Which was deeply concerning.

One final creature hesitated near the alley mouth, staring at them both with those cloudy white eyes.

Then it spoke.

Not clearly.

Barely human.

But enough.

“Gate…” it rasped through broken teeth. “Open…”

Lucien went completely still.

The creature smiled.

Or tried to.

Then its body convulsed violently before collapsing onto the pavement in spasms sharp enough to break its own bones.

Dead.

The alley finally fell quiet except for rain and distant sirens.

Seraphina lowered her pistol slowly, breathing hard.

Black blood streaked across her jawline where she’d wiped rain from her face with the wrong hand.

Lucien looked at her for a long moment before speaking.

“You heard that too.”

“Yes.”

Neither of them moved immediately afterward.

The fight adrenaline still hung heavy in the narrow alleyway between them.

Somewhere nearby, music drifted faintly from a late-night bar that hadn’t realized monsters were hunting three streets over.

Normal life continuing again.

Oblivious.

Lucien finally glanced down toward her bleeding shoulder.

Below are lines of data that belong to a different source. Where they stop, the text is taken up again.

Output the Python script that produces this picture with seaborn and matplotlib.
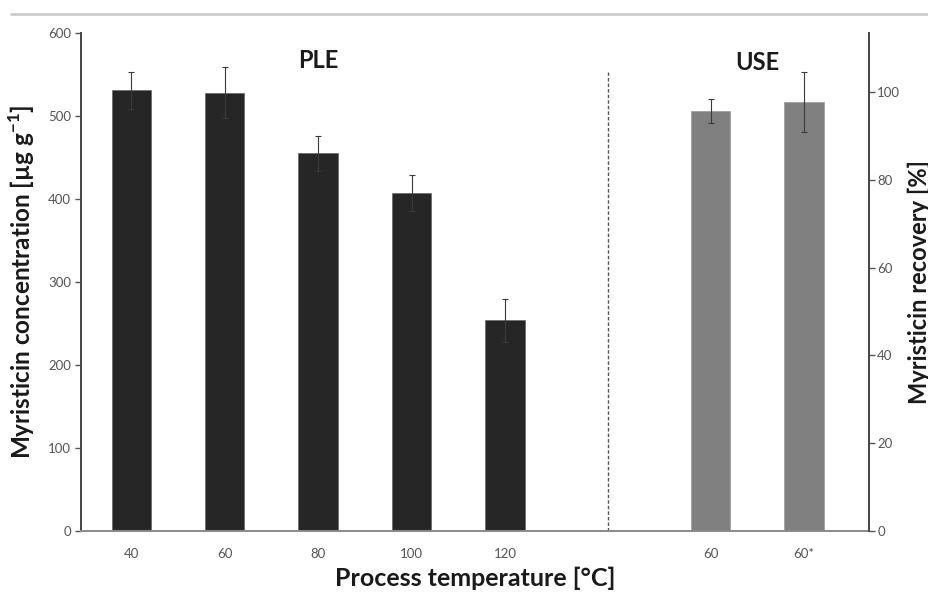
import numpy as np
import pandas as pd
import matplotlib
matplotlib.use("Agg")
import matplotlib.pyplot as plt
from matplotlib.lines import Line2D
import seaborn as sns

# data
ple_temps = ['40', '60', '80', '100', '120']
ple_conc = [531, 528, 455, 407, 254]
ple_err = [22, 31, 21, 22, 26]

use_temps = ['60', '60*']
use_conc = [506, 517]
use_err = [14, 36]

recovery_ticks = [0, 20, 40, 60, 80, 100]

sns.set_theme(style='white')
plt.rcParams['font.family'] = ['Lato', 'DejaVu Sans']
plt.rcParams['mathtext.fontset'] = 'custom'
plt.rcParams['mathtext.rm'] = 'Lato'
plt.rcParams['mathtext.bf'] = 'Lato:bold'

# slot layout on the x axis
ple_x = np.arange(len(ple_temps), dtype=float)
use_x = len(ple_temps) + 1.2 + np.arange(len(use_temps))
ple = pd.DataFrame({'x': ple_x, 'conc': ple_conc})
use = pd.DataFrame({'x': use_x, 'conc': use_conc})

fig = plt.figure(figsize=(9.29, 5.93), dpi=100)
ax = fig.add_axes([0.0872, 0.1046, 0.8482, 0.8398])

sns.barplot(data=ple, x='x', y='conc', native_scale=True, color='#262626',
            saturation=1, width=0.42, errorbar=None, edgecolor='#666666',
            linewidth=0.5, ax=ax)
sns.barplot(data=use, x='x', y='conc', native_scale=True, color='#808080',
            saturation=1, width=0.42, errorbar=None, edgecolor='#999999',
            linewidth=0.5, ax=ax)
ax.errorbar(ple_x, ple_conc, yerr=ple_err, fmt='none', ecolor='#3a3a3a',
            elinewidth=0.8, capsize=2, capthick=0.8)
ax.errorbar(use_x, use_conc, yerr=use_err, fmt='none', ecolor='#3a3a3a',
            elinewidth=0.8, capsize=2, capthick=0.8)

# divider between the two methods
mid = (ple_x[-1] + use_x[0]) / 2
ax.plot([mid, mid], [0, 553], color='#555555', lw=1, ls=(0, (2.5, 1.5)))

ax.text(ple_x.mean(), 567, 'PLE', ha='center', va='center',
        fontsize=17, fontweight='bold', color='#1a1a1a')
ax.text(use_x.mean(), 565, 'USE', ha='center', va='center',
        fontsize=17, fontweight='bold', color='#1a1a1a')

ax.set_xlim(-0.537, 7.896)
ax.set_ylim(0, 600)
ax.set_xticks(list(ple_x) + list(use_x))
ax.set_xticklabels(ple_temps + use_temps)
ax.set_yticks(range(0, 601, 100))
ax.tick_params(axis='x', length=0, pad=12, labelsize=9.5, labelcolor='#555555')
ax.tick_params(axis='y', left=True, length=4, width=1, color='#555555',
               pad=3, labelsize=9.5, labelcolor='#555555')
ax.set_xlabel('Process temperature [°C]', fontsize=18, fontweight='bold',
              color='#1a1a1a', labelpad=5)
ax.set_ylabel(r'Myristicin concentration [µg g$^{\mathbf{-1}}$]', fontsize=17.5,
              fontweight='bold', color='#1a1a1a', labelpad=8)

for s in ['top', 'right']:
    ax.spines[s].set_visible(False)
ax.spines['left'].set_color('#444444')
ax.spines['left'].set_linewidth(1.4)
ax.spines['bottom'].set_color('#8a8a8a')
ax.spines['bottom'].set_linewidth(1.4)

# secondary recovery axis
ax2 = ax.twinx()
ax2.set_ylim(0, 113.5)
ax2.set_yticks(recovery_ticks)
ax2.tick_params(axis='y', right=True, length=4, width=1, color='#555555',
                pad=2, labelsize=9.5, labelcolor='#555555')
ax2.set_ylabel('Myristicin recovery [%]', fontsize=17, fontweight='bold',
               color='#1a1a1a', labelpad=5)
for s in ['top', 'left', 'bottom']:
    ax2.spines[s].set_visible(False)
ax2.spines['right'].set_color('#444444')
ax2.spines['right'].set_linewidth(1.4)
ax2.grid(False)

# page rule above the figure
fig.add_artist(Line2D([0.012, 0.998], [0.977, 0.977], color='#cccccc', lw=2))

fig.savefig('out.png', dpi=100)
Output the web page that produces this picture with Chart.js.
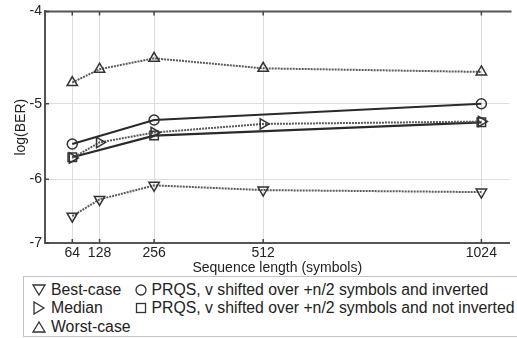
<!DOCTYPE html>
<html><head><meta charset="utf-8">
<script src="https://cdn.jsdelivr.net/npm/chart.js@4"></script>
<style>
html,body{margin:0;padding:0;background:#fff;}
#wrap{position:relative;width:517px;height:338px;overflow:hidden;background:#fff;}
#c{position:absolute;left:0;top:0;}
#legend{position:absolute;left:23px;top:276px;width:520px;height:59px;border:1.5px solid #c4c4c4;background:#fff;font-family:"Liberation Sans",Arial,sans-serif;font-size:15.8px;color:#222;}
#legend span{position:absolute;white-space:nowrap;line-height:18px;}
#legend svg{position:absolute;}
</style></head>
<body><div id="wrap"><canvas id="c" width="517" height="276"></canvas><div id="legend"></div></div>
<script>
// Data (log(BER) values)
const seqLengths = [64, 128, 256, 512, 1024];
const bestCase = [-6.56, -6.30, -6.09, -6.16, -6.19];
const median = [-5.70, -5.49, -5.36, -5.25, -5.22];
const worstCase = [-4.75, -4.60, -4.48, -4.59, -4.63];
const prqsInverted = [-5.51, null, -5.20, null, -5.00];
const prqsNotInverted = [-5.69, null, -5.40, null, -5.23];
const yTicks = [-4, -5, -6, -7];
const seriesNames = ['Best-case', 'Median', 'Worst-case',
  'PRQS, v shifted over +n/2 symbols and inverted',
  'PRQS, v shifted over +n/2 symbols and not inverted'];

const FONT = '"Liberation Sans", Arial, sans-serif';
const toPts = arr => arr.map((v, i) => ({x: seqLengths[i], y: v == null ? null : -v}));

const dotted = {borderColor: '#5a5a5a', borderWidth: 2, borderDash: [2, 1]};
const solid = {borderColor: '#2a2a2a', borderWidth: 2.2};
const mk = {pointBorderColor: '#333', pointBackgroundColor: 'rgba(255,255,255,0)', pointBorderWidth: 1.5};

const borderPlugin = {
  id: 'frame',
  afterDraw(chart) {
    const {ctx, chartArea: a, scales} = chart;
    ctx.save();
    ctx.strokeStyle = '#555'; ctx.lineWidth = 2;
    ctx.beginPath(); ctx.moveTo(a.left - 1, a.top); ctx.lineTo(a.right + 2, a.top); ctx.stroke();
    ctx.strokeStyle = '#444'; ctx.lineWidth = 1.5;
    ctx.beginPath();
    seqLengths.forEach(v => {
      const px = scales.x.getPixelForValue(v);
      ctx.moveTo(px, a.top); ctx.lineTo(px, a.top + 4);
      ctx.moveTo(px, a.bottom); ctx.lineTo(px, a.bottom - 4);
    });
    yTicks.forEach(v => {
      const py = scales.y.getPixelForValue(-v);
      ctx.moveTo(a.left, py); ctx.lineTo(a.left + 4, py);
    });
    ctx.stroke();
    ctx.restore();
  }
};

new Chart(document.getElementById('c'), {
  type: 'line',
  data: {
    datasets: [
      {label: seriesNames[0], data: toPts(bestCase), ...dotted, ...mk, pointStyle: 'triangle', rotation: 180, pointRadius: 6},
      {label: seriesNames[1], data: toPts(median), ...dotted, ...mk, pointStyle: 'triangle', rotation: 90, pointRadius: 6},
      {label: seriesNames[2], data: toPts(worstCase), ...dotted, ...mk, pointStyle: 'triangle', rotation: 0, pointRadius: 6},
      {label: seriesNames[3], data: toPts(prqsInverted), ...solid, ...mk, pointStyle: 'circle', pointRadius: 5, spanGaps: true},
      {label: seriesNames[4], data: toPts(prqsNotInverted), ...solid, ...mk, pointStyle: 'rect', pointRadius: 6, spanGaps: true}
    ]
  },
  options: {
    responsive: false,
    animation: false,
    events: [],
    layout: {padding: {left: 0, top: 11, right: 0, bottom: 0}},
    elements: {line: {tension: 0}},
    plugins: {legend: {display: false}, tooltip: {enabled: false}},
    scales: {
      x: {
        type: 'linear', min: 0, max: 1090,
        afterBuildTicks: s => { s.ticks = seqLengths.map(v => ({value: v})); },
        afterFit: s => { s.height = 33; },
        ticks: {autoSkip: false, maxRotation: 0, padding: 2, color: '#222', font: {family: FONT, size: 14}, callback: v => String(v)},
        grid: {color: '#dedede', lineWidth: 1, drawTicks: false},
        border: {color: '#555', width: 2},
        title: {display: true, text: 'Sequence length (symbols)', color: '#222', font: {family: FONT, size: 14}, padding: {top: 0, bottom: -1}}
      },
      y: {
        type: 'logarithmic', min: 4, max: 7, reverse: true,
        afterBuildTicks: s => { s.ticks = yTicks.map(v => ({value: -v})); },
        afterFit: s => { s.width = 45; },
        ticks: {padding: 3, color: '#222', font: {family: FONT, size: 14}, callback: v => String(-v)},
        grid: {color: '#dedede', lineWidth: 1, drawTicks: false},
        border: {color: '#555', width: 2},
        title: {display: true, text: 'log(BER)', color: '#222', font: {family: FONT, size: 14}, padding: {top: 13, bottom: 0}}
      }
    }
  },
  plugins: [borderPlugin]
});

// HTML legend (two columns, column-major like the reference)
const legendItems = [
  {name: seriesNames[0], shape: 'down', col: 0, row: 0},
  {name: seriesNames[1], shape: 'right', col: 0, row: 1},
  {name: seriesNames[2], shape: 'up', col: 0, row: 2},
  {name: seriesNames[3], shape: 'circle', col: 1, row: 0},
  {name: seriesNames[4], shape: 'square', col: 1, row: 1}
];
const colSym = [14.5, 116.5], colText = [27, 127.5], rowMid = [12.5, 31, 49.5];
const shapes = {
  down: '<polygon points="1,2 13,2 7,12" />',
  right: '<polygon points="2,1 2,13 12,7" />',
  up: '<polygon points="1,12 13,12 7,2" />',
  circle: '<circle cx="7" cy="7" r="5" />',
  square: '<rect x="2.5" y="2.5" width="9" height="9" />'
};
const lg = document.getElementById('legend');
legendItems.forEach(it => {
  const svg = document.createElementNS('http://www.w3.org/2000/svg', 'svg');
  svg.setAttribute('width', '14'); svg.setAttribute('height', '14');
  svg.style.left = (colSym[it.col] - 7) + 'px';
  svg.style.top = (rowMid[it.row] - 7) + 'px';
  svg.innerHTML = '<g fill="none" stroke="#333" stroke-width="1.3">' + shapes[it.shape] + '</g>';
  lg.appendChild(svg);
  const sp = document.createElement('span');
  sp.textContent = it.name;
  sp.style.left = colText[it.col] + 'px';
  sp.style.top = (rowMid[it.row] - 9) + 'px';
  lg.appendChild(sp);
});
</script>
</body></html>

The expression on his face became harder to read after that.

Not hunger exactly.

Worse.

Concern.

“You need medical treatment,” he said quietly.

Seraphina wiped blood from her knife against her ruined sleeve.

“And you need to start explaining things.”

Lucien looked toward the dead creature that had spoken.

Toward the black veins still visible beneath its skin.

When he answered this time, his voice sounded older somehow.

More tired.

“Trust me,” he said softly. “You’re going to hate the explanation.”